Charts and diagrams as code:

====

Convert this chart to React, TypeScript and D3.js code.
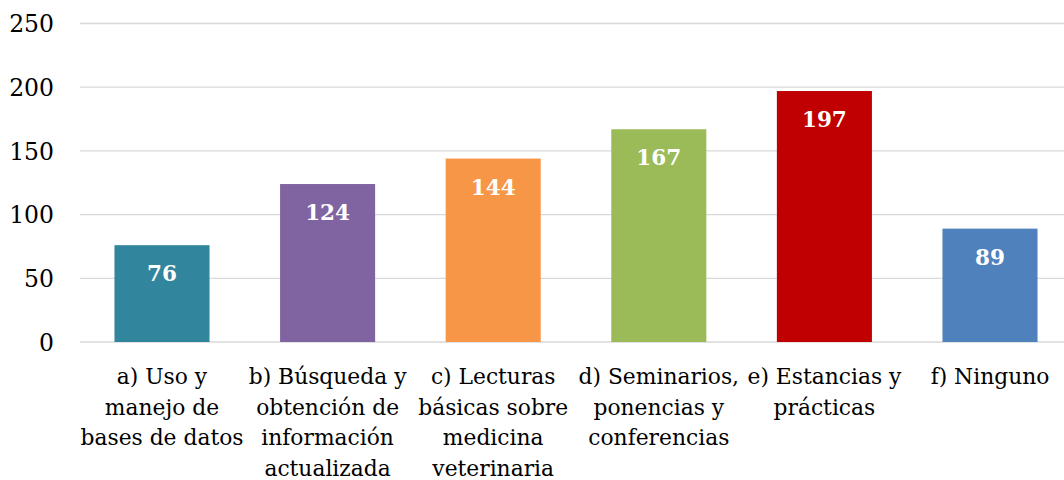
import React from "react";
import * as d3 from "d3";

const categories: string[][] = [
  ["a) Uso y", "manejo de", "bases de datos"],
  ["b) Búsqueda y", "obtención de", "información", "actualizada"],
  ["c) Lecturas", "básicas sobre", "medicina", "veterinaria"],
  ["d) Seminarios,", "ponencias y", "conferencias"],
  ["e) Estancias y", "prácticas"],
  ["f) Ninguno"],
];
const values: number[] = [76, 124, 144, 167, 197, 89];
const colors: string[] = ["#31859C", "#8064A2", "#F79646", "#9BBB59", "#C00000", "#4F81BD"];
const yTicks: number[] = [0, 50, 100, 150, 200, 250];

const W = 1064;
const H = 480;
const FONT = "'DejaVu Serif', Cambria, serif";

export default function App() {
  const ids = categories.map((_, i) => String(i));
  const x = d3.scaleBand<string>().domain(ids).range([79.2, 1072.8]).paddingInner(0.426).paddingOuter(0.213);
  const y = d3.scaleLinear().domain([0, 250]).range([342, 23.5]);

  return (
    <svg width={W} height={H} style={{ position: "absolute", left: 0, top: 0, background: "#fff" }}>
      <rect x={0} y={0} width={W} height={H} fill="#fff" />
      {yTicks.map((t) => (
        <g key={t}>
          <line x1={80} x2={W} y1={y(t)} y2={y(t)} stroke="#D9D9D9" strokeWidth={1.3} />
          <text x={54} y={y(t)} dy="0.37em" textAnchor="end" fontFamily={FONT} fontSize={23.5} fill="#000">
            {t}
          </text>
        </g>
      ))}
      {values.map((v, i) => {
        const bx = x(String(i))!;
        const bw = x.bandwidth();
        return (
          <g key={i}>
            <rect x={bx} y={y(v)} width={bw} height={y(0) - y(v)} fill={colors[i]} />
            <text
              x={bx + bw / 2}
              y={y(v) + 36}
              textAnchor="middle"
              fontFamily={FONT}
              fontWeight="bold"
              fontSize={21.5}
              fill="#fff"
            >
              {v}
            </text>
          </g>
        );
      })}
      {categories.map((lines, i) => {
        const cx = x(String(i))! + x.bandwidth() / 2;
        return (
          <text key={i} x={cx} y={384} textAnchor="middle" fontFamily={FONT} fontSize={21.8} fill="#000">
            {lines.map((l, j) => (
              <tspan key={j} x={cx} dy={j === 0 ? 0 : 30.5}>
                {l}
              </tspan>
            ))}
          </text>
        );
      })}
    </svg>
  );
}
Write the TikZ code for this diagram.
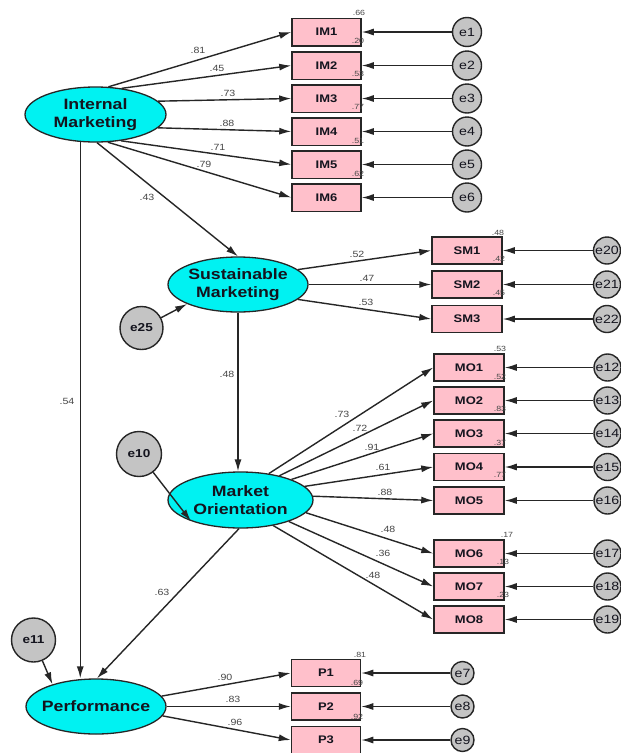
\documentclass[tikz,border=0pt]{standalone}
\usepackage{fontspec}
\setmainfont{Liberation Sans}[FakeStretch=1.18]
\usetikzlibrary{arrows.meta,shapes.geometric}
\definecolor{latfill}{RGB}{0,242,242}
\definecolor{obsfill}{RGB}{255,192,203}
\definecolor{errfill}{RGB}{196,196,196}
\definecolor{ln}{RGB}{38,38,38}
\definecolor{txt}{RGB}{20,20,30}
\tikzset{
  latent/.style={ellipse, draw=ln, line width=1.3pt, fill=latfill, inner sep=0pt, minimum width=140pt, minimum height=55pt},
  lattext/.style={font=\fontsize{15}{17.5}\selectfont\bfseries, align=center, text=txt, inner sep=0pt},
  obsbox/.style={rectangle, draw=ln, line width=1.5pt, fill=obsfill, minimum width=69pt, minimum height=27.5pt, inner sep=0pt, text=txt, font=\fontsize{11}{13}\selectfont\bfseries},
  errsmall/.style={circle, draw=ln, line width=1.4pt, fill=errfill, inner sep=0pt, minimum size=29pt, text=txt, font=\fontsize{12}{14}\selectfont},
  errlat/.style={circle, draw=ln, line width=1.4pt, fill=errfill, inner sep=0pt, minimum size=44pt, text=txt, font=\fontsize{11.5}{13}\selectfont\bfseries},
  arr/.style={draw=ln, line width=1.4pt, -{Latex[length=12pt,width=7pt]}},
  coef/.style={font=\fontsize{9}{10}\selectfont, text=black!72, inner sep=0pt},
  rsq/.style={font=\fontsize{7.5}{8}\selectfont, text=black!72, inner sep=0pt},
}
\begin{document}
\begin{tikzpicture}[x=1pt,y=-1pt]
\useasboundingbox[fill=white] (0,0) rectangle (621,753);

% latent variables
\node[latent, minimum width=141pt, label={[lattext]center:Internal\\Marketing}] (IM) at (95.5,114.5) {};
\node[latent, label={[lattext]center:Sustainable\\Marketing}] (SM) at (238,284.5) {};
\node[latent, minimum width=145pt, minimum height=56pt, label={[lattext]center:Market\\Orientation}] (MO) at (240.5,500) {};
\node[latent, label={[lattext]center:Performance}] (PF) at (96,706.5) {};

% latent error terms
\node[errlat, minimum size=43pt] (e25) at (141.5,328) {e25};
\node[errlat, minimum size=45pt] (e10) at (139,454) {e10};
\node[errlat] (e11) at (33.5,640) {e11};

% IM indicators
\foreach \i/\y in {1/32,2/65.5,3/98.5,4/131.5,5/164.5,6/197.5}{
  \node[obsbox] (IM\i) at (326.5,\y) {IM\i};
  \node[errsmall] (e\i) at (467,\y) {e\i};
  \draw[arr] (e\i) -- (IM\i.east);
}
% SM indicators
\foreach \i/\y/\e in {1/250.5/20,2/284.5/21,3/319/22}{
  \node[obsbox, minimum width=70pt, minimum height=27pt] (SM\i) at (467,\y) {SM\i};
  \node[errsmall, minimum size=27pt] (e\e) at (607,\y) {e\e};
  \draw[arr] (e\e) -- (SM\i.east);
}
% MO indicators
\foreach \i/\y/\e in {1/367.5/12,2/400.5/13,3/433.5/14,4/467/15,5/500.5/16,6/553.5/17,7/586.5/18,8/619.5/19}{
  \node[obsbox, minimum width=70pt, minimum height=27pt] (MO\i) at (469,\y) {MO\i};
  \node[errsmall, minimum size=27pt] (e\e) at (607.5,\y) {e\e};
  \draw[arr] (e\e) -- (MO\i.east);
}
% P indicators
\foreach \i/\y/\e in {1/673/7,2/706.5/8,3/740/9}{
  \node[obsbox, minimum height=27pt] (P\i) at (326,\y) {P\i};
  \node[errsmall, minimum size=23pt] (e\e) at (462.5,\y) {e\e};
  \draw[arr] (e\e) -- (P\i.east);
}

% loadings IM
\draw[arr] (IM.65.6) -- (IM1.west);
\draw[arr] (IM.45) -- (IM2.west);
\draw[arr] (IM.12) -- (IM3.west);
\draw[arr] (IM.-12) -- (IM4.west);
\draw[arr] (IM.-46) -- (IM5.west);
\draw[arr] (IM.-66) -- (IM6.west);
% loadings SM
\draw[arr] (SM.14) -- (SM1.west);
\draw[arr] (SM.0) -- (SM2.west);
\draw[arr] (SM.-14) -- (SM3.west);
% loadings MO
\draw[arr] (MO.43.5) -- (MO1.west);
\draw[arr] (MO.32.3) -- (MO2.west);
\draw[arr] (MO.22) -- (MO3.west);
\draw[arr] (MO.12.3) -- (MO4.west);
\draw[arr] (MO.3.4) -- (MO5.west);
\draw[arr] (MO.-11.7) -- (MO6.west);
\draw[arr] (MO.-24) -- (MO7.west);
\draw[arr] (MO.-38.4) -- (MO8.west);
% loadings P
\draw[arr] (PF.9.9) -- (P1.west);
\draw[arr] (PF.0) -- (P2.west);
\draw[arr] (PF.-8.9) -- (P3.west);

% structural paths
\draw[arr] (IM.-87) -- (SM.north);
\draw[arr] (IM.-119) -- (IM.-119 |- PF.north);
\draw[arr] (SM.south) -- (SM.south |- MO.north);
\draw[arr] (MO.-93) -- (PF.88);
\draw[arr] (e25) -- (SM.201);
\draw[arr] (e10) -- (MO.203);
\draw[arr] (e11) -- (PF.153);

% path coefficients
\node[coef] (c1) at (198,50) {.81};
\node[coef] (c2) at (217,68) {.45};
\node[coef] (c3) at (228,93) {.73};
\node[coef] (c4) at (227,123) {.88};
\node[coef] (c5) at (218,147) {.71};
\node[coef] (c6) at (204,164) {.79};
\node[coef] (c7) at (147,197) {.43};
\node[coef] (c8) at (67,401) {.54};
\node[coef] (c9) at (227,374) {.48};
\node[coef] (c10) at (162,592) {.63};
\node[coef] (c11) at (357,254) {.52};
\node[coef] (c12) at (367,278) {.47};
\node[coef] (c13) at (366,302) {.53};
\node[coef] (c14) at (342,414) {.73};
\node[coef] (c15) at (360,428) {.72};
\node[coef] (c16) at (372,447) {.91};
\node[coef] (c17) at (383,467) {.61};
\node[coef] (c18) at (385,492) {.88};
\node[coef] (c19) at (388,529) {.48};
\node[coef] (c20) at (383,553) {.36};
\node[coef] (c21) at (373,575) {.48};
\node[coef] (c22) at (225,677) {.90};
\node[coef] (c23) at (233,699) {.83};
\node[coef] (c24) at (235,722) {.96};

% squared multiple correlations
\node[rsq] (r1) at (359,13) {.66};
\node[rsq] (r2) at (358,41) {.20};
\node[rsq] (r3) at (358,74) {.53};
\node[rsq] (r4) at (358,107) {.77};
\node[rsq] (r5) at (358,141) {.51};
\node[rsq] (r6) at (358,174) {.62};
\node[rsq] (r7) at (498,233) {.48};
\node[rsq] (r8) at (499,259) {.42};
\node[rsq] (r9) at (499,293) {.45};
\node[rsq] (r10) at (500,349) {.53};
\node[rsq] (r11) at (500,377) {.52};
\node[rsq] (r12) at (500,409) {.83};
\node[rsq] (r13) at (500,443) {.37};
\node[rsq] (r14) at (500,475) {.77};
\node[rsq] (r15) at (507,535) {.17};
\node[rsq] (r16) at (503,562) {.13};
\node[rsq] (r17) at (503,595) {.23};
\node[rsq] (r18) at (360,655) {.81};
\node[rsq] (r19) at (357,683) {.69};
\node[rsq] (r20) at (357,717) {.92};
\end{tikzpicture}
\end{document}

====

* **AIM OF THE TASK**
Pictures stay out. Print the data exactly, from its first line through the line containing "import * as".

* **FULL OUTPUT**
Convert this chart to React, TypeScript and D3.js code.
import React from "react";
import * as d3 from "d3";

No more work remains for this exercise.